The Snowball_ Warren Buffett and the Business of Life - Alice Schroeder [88]
As dean of the College of Arts and Sciences at the University of Omaha, he ran the college while at the same time teaching psychology. As assistant athletic director, he controlled the university athletic programs and directed them with all the gusto of a former football player and sports fanatic. This role made him so prominent that “every cop in town knew him,” says Buffett, “which was a good thing, because of the way he drove.” He also designed IQ tests and psychology tests, and supervised the testing of all the city’s schoolchildren.13 Not content to enjoy a day of rest from bossing people around and testing their children, on Sundays he donned the vestments of an ordained minister and preached v-e-r-y s-l-o-w-l-y in a deep, booming voice at the tiny Irvington Christian Church, where his daughters made up the two-person choir.14 The rest of the time, he broadcast his political beliefs, which were similar to Howard Buffett’s, to anyone who came within the sound of his voice.

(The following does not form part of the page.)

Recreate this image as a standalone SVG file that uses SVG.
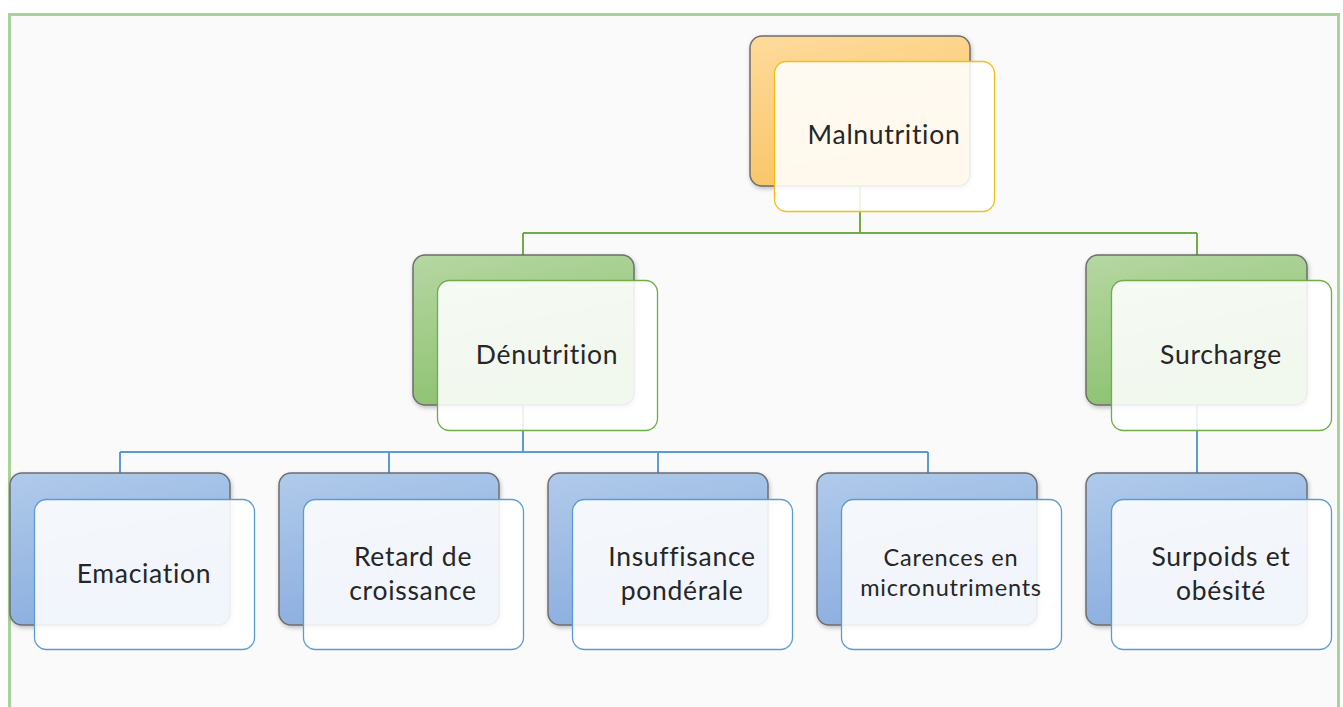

Doc Thompson expressed his wishes with a jovial smile while insisting that they be obeyed at once. He talked of the importance of women while expecting them to wait on him. His work revolved around the inner self, but he was noticeably vain. He clung to those he loved, growing nervous when they were out of his sight. A chronically anxious hypochondriac, he often predicted that some sort of disaster would befall anyone he cared about. He lavished affection on those who satisfied his demanding ways.
The Thompsons’ older daughter, Dorothy, known as Dottie, was not one of those. According to family lore, during the first few years of Dottie’s life, when her father was especially displeased with her, he locked her in a closet.15 A charitable interpretation would be that the pressure of trying to finish his PhD with a toddler underfoot unhinged him.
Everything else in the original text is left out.